Saturday, December 03, 2005

Honoring Soldiers is a Gospel Value

Anthony Esolen notes this curious and little noticed fact here, and explicates it with his customary intelligence and freedom from conventional cant. (Good stuff in the comment box too.)

To which I'd add that "Lord of Hosts" appears to mean "Lord of Armies." If that's the case why don't contemporary Bible translations ever translate it that way?

And that leads me to the famous Representative Murtha's comments about the US Army being "broken" by the war in Iraq. A major in the National Guard gives his reply here (Nod to the Corner).

What emerges from his account above all is that an army lives by honor. Not by calculations, not by goods or ammo (although they help), not by ease or convenience, and most certainly not by high odds of never seeing combat or facing death. What was the nadir of the US Army? 1975-1983, not during Vietnam, but after Vietnam. Fighting a tough war was bad, but losing was much worse. And what brought the Army out of its funk? The feeling that "we were told we mattered, we were the shield of liberty against Soviet totalitarianism."

Just as importantly: The honor of an army is nourished by victory and destroyed by defeat -- and especially by defeat that the soldiers believe is undeserved.

The US military feels honor now -- but a retreat in the face, not of overwhelming odds, or terrible casualties, but simply a public back home tired of not getting immediate progress will destroy that honor.
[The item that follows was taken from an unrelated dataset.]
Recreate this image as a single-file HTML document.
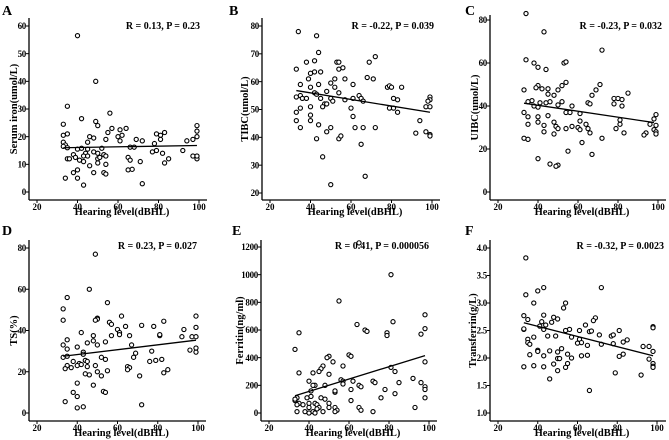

The US military has not lost a significant engagement in Iraq or Afghanistan. Not a single one. Like the guys in "Black Hawk Down" they go into every encounter knowing that one of them is worth twenty -- no, make that fifty -- of the enemy, in training, shooting, endurance, courage, and decency. If we are run out of these countries by death squadders with IED's, don't expect America's warriors to say "Thank God my life was saved by Cindy Sheehan." Expect them to be filled with shame that they lost to unlawful combatants inferior to them in every soldierly virtue. Expect rage against the people who made them undergo the ultimate humiliation of losing. Expect the mother of all funks, and a military bitterness against civilian leadership that will corrode American political life for decades.